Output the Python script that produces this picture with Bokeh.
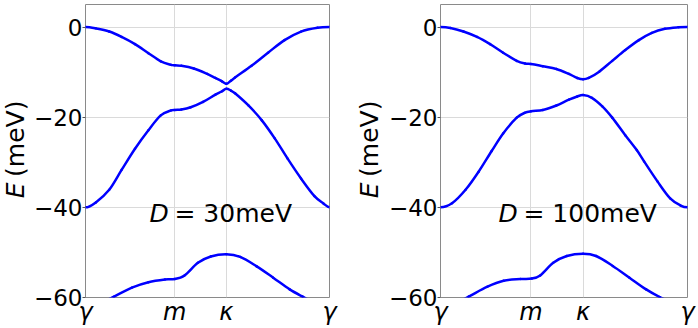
import math
from bokeh.plotting import figure
from bokeh.layouts import row
from bokeh.models import Range1d, FixedTicker, CustomJSTickFormatter, Label
from bokeh.embed import file_html
from bokeh.resources import INLINE

# ---- axis ticks ----
K_TICKS = [0.0, 0.866, 1.366, 2.366]
K_LABELS = ["γ", "m", "κ", "γ"]
E_TICKS = [-60, -40, -20, 0]

# ---- D = 30 meV panel ----
l_k1 = [0, 0.10, 0.23, 0.35, 0.48, 0.61, 0.73, 0.83, 0.866, 0.93, 1.05, 1.18, 1.26, 1.32, 1.366, 1.41, 1.45, 1.61, 1.77, 1.93, 2.09, 2.25, 2.366]
l_e1 = [0, -0.3, -1.0, -2.2, -3.8, -5.8, -7.6, -8.4, -8.5, -8.6, -9.2, -10.4, -11.3, -12.0, -12.6, -11.9, -11.2, -8.6, -5.7, -2.9, -1.0, -0.15, 0]

l_k2 = [0, 0.10, 0.23, 0.35, 0.48, 0.61, 0.73, 0.83, 0.866, 0.93, 1.02, 1.14, 1.26, 1.32, 1.366, 1.41, 1.45, 1.58, 1.71, 1.835, 1.96, 2.09, 2.22, 2.31, 2.366]
l_e2 = [-40.0, -38.9, -36.1, -31.7, -27.0, -22.9, -19.6, -18.5, -18.4, -18.3, -17.8, -16.6, -15.0, -14.3, -13.7, -14.1, -14.7, -17.4, -20.7, -24.7, -29.2, -33.6, -37.5, -39.2, -40.0]

l_k3 = [0, 0.15, 0.277, 0.45, 0.61, 0.77, 0.866, 0.96, 1.09, 1.215, 1.366, 1.50, 1.66, 1.82, 1.98, 2.105, 2.25, 2.366]
l_e3 = [-62.5, -61.2, -59.8, -57.8, -56.6, -56.0, -55.9, -55.1, -52.3, -50.9, -50.4, -51.0, -53.1, -55.6, -58.2, -59.8, -61.5, -62.3]

# ---- D = 100 meV panel ----
r_k1 = [0, 0.095, 0.22, 0.35, 0.475, 0.60, 0.73, 0.81, 0.866, 0.98, 1.11, 1.23, 1.31, 1.366, 1.42, 1.52, 1.645, 1.77, 1.90, 2.025, 2.15, 2.28, 2.366]
r_e1 = [0, -0.2, -1.0, -2.2, -3.8, -5.7, -7.5, -8.1, -8.2, -8.7, -9.3, -10.4, -11.3, -11.6, -11.3, -9.9, -7.5, -5.1, -2.9, -1.3, -0.4, -0.05, 0]

r_k2 = [0, 0.11, 0.24, 0.365, 0.49, 0.60, 0.73, 0.81, 0.866, 0.98, 1.11, 1.23, 1.31, 1.366, 1.45, 1.55, 1.645, 1.77, 1.88, 1.95, 2.08, 2.20, 2.30, 2.366]
r_e2 = [-40.0, -39.1, -36.1, -32.1, -27.5, -23.6, -20.1, -19.0, -18.7, -18.4, -17.4, -16.1, -15.4, -15.1, -15.7, -17.6, -20.1, -24.0, -27.3, -29.8, -34.3, -38.0, -39.6, -40.0]

r_k3 = [0, 0.15, 0.27, 0.45, 0.605, 0.765, 0.875, 0.955, 1.08, 1.21, 1.366, 1.49, 1.65, 1.81, 1.97, 2.10, 2.25, 2.366]
r_e3 = [-62.5, -61.2, -59.8, -57.6, -56.3, -55.9, -55.8, -55.1, -52.3, -50.8, -50.3, -50.8, -53.0, -55.6, -58.2, -59.9, -61.5, -62.3]

FONT = "DejaVu Sans"
BLUE = "#0000ff"
H = 328


def smooth_segments(ks, es):
    """Cubic Hermite (Bezier) segments through the read points."""
    n = len(ks)
    slopes = [0.0] * n
    for i in range(1, n - 1):
        slopes[i] = (es[i + 1] - es[i - 1]) / (ks[i + 1] - ks[i - 1])
    seg = dict(x0=[], y0=[], x1=[], y1=[], cx0=[], cy0=[], cx1=[], cy1=[])
    for i in range(n - 1):
        h = ks[i + 1] - ks[i]
        seg["x0"].append(ks[i]); seg["y0"].append(es[i])
        seg["x1"].append(ks[i + 1]); seg["y1"].append(es[i + 1])
        seg["cx0"].append(ks[i] + h / 3); seg["cy0"].append(es[i] + slopes[i] * h / 3)
        seg["cx1"].append(ks[i + 1] - h / 3); seg["cy1"].append(es[i + 1] - slopes[i + 1] * h / 3)
    return seg


def make_label_fig(width, x0, center_x):
    f = figure(width=width, height=H, x_range=Range1d(x0, x0 + width),
               y_range=Range1d(0, H), output_backend="svg", toolbar_location=None,
               x_axis_location=None, y_axis_location=None,
               min_border_left=0, min_border_right=0, min_border_top=0, min_border_bottom=0,
               background_fill_color="white", border_fill_color="white")
    f.outline_line_color = None
    f.grid.visible = False
    f.add_layout(Label(x=center_x, y=111, text="E", angle=math.pi / 2,
                       text_align="left", text_baseline="alphabetic",
                       text_font=FONT, text_font_size="25px",
                       text_font_style="italic", text_color="black"))
    f.add_layout(Label(x=center_x, y=135, text="(meV)", angle=math.pi / 2,
                       text_align="left", text_baseline="alphabetic",
                       text_font=FONT, text_font_size="25px",
                       text_color="black"))
    return f


def make_panel(bands, d_value, d_x, width, b_left, b_right):
    p = figure(width=width, height=H,
               x_range=Range1d(0, 2.366), y_range=Range1d(-60, 5),
               output_backend="svg", toolbar_location=None,
               min_border_left=b_left, min_border_right=b_right,
               min_border_top=4, min_border_bottom=30,
               background_fill_color="white", border_fill_color="white")
    p.outline_line_color = "#8a8a8a"
    p.outline_line_width = 1

    p.xaxis.ticker = FixedTicker(ticks=K_TICKS)
    p.xaxis.formatter = CustomJSTickFormatter(
        args=dict(kt=K_TICKS, labels=K_LABELS),
        code="""let b = 0;
for (let i = 0; i < kt.length; i++) { if (Math.abs(kt[i] - tick) < Math.abs(kt[b] - tick)) b = i; }
return labels[b];""")
    p.yaxis.ticker = FixedTicker(ticks=E_TICKS)
    p.yaxis.formatter = CustomJSTickFormatter(
        code="return tick < 0 ? '\\u2212' + Math.abs(tick) : String(tick);")

    for ax in (p.xaxis[0], p.yaxis[0]):
        ax.axis_line_color = None
        ax.major_tick_line_color = "#555555"
        ax.major_tick_out = 3
        ax.major_tick_in = 0
        ax.minor_tick_line_color = None
        ax.major_label_text_font = FONT
        ax.major_label_text_font_size = "23px"
        ax.major_label_text_color = "black"
        ax.major_label_standoff = 0
    p.xaxis.major_label_text_font_size = "24px"
    p.xaxis.major_label_text_font_style = "italic"
    p.xaxis.major_tick_out = 0
    p.xaxis.major_tick_line_color = None

    p.xgrid.grid_line_color = "#dadada"
    p.ygrid.grid_line_color = "#dadada"
    p.xgrid.grid_line_width = 1
    p.ygrid.grid_line_width = 1

    for ks, es in bands:
        seg = smooth_segments(ks, es)
        p.bezier(line_color=BLUE, line_width=2.5, line_cap="round", **seg)

    # annotation D = ... meV
    p.add_layout(Label(x=d_x, y=-41.3, text="D", text_align="left",
                       text_baseline="alphabetic", text_font=FONT,
                       text_font_size="25px", text_font_style="italic",
                       text_color="black"))
    p.add_layout(Label(x=d_x, y=-41.3, text="= " + d_value + "meV", x_offset=25,
                       text_align="left", text_baseline="alphabetic",
                       text_font=FONT, text_font_size="25px", text_color="black"))
    return p


lab1 = make_label_fig(30, 0, 15)
p1 = make_panel([(l_k1, l_e1), (l_k2, l_e2), (l_k3, l_e3)], "30", 0.62, 315, 51, 16)
lab2 = make_label_fig(40, 345, 369)
p2 = make_panel([(r_k1, r_e1), (r_k2, r_e2), (r_k3, r_e3)], "100", 0.555, 313, 53, 11)

layout = row(lab1, p1, lab2, p2, spacing=0)
open("out.html", "w").write(file_html(layout, INLINE))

● TASK TO CARRY OUT:
Please take the lines from the beginning of the data above through the line holding "from bokeh.resources import INLINE" and transcribe them exactly, without any pictures.

● THE SOLUTION:
Output the Python script that produces this picture with Bokeh.
import math
from bokeh.plotting import figure
from bokeh.layouts import row
from bokeh.models import Range1d, FixedTicker, CustomJSTickFormatter, Label
from bokeh.embed import file_html
from bokeh.resources import INLINE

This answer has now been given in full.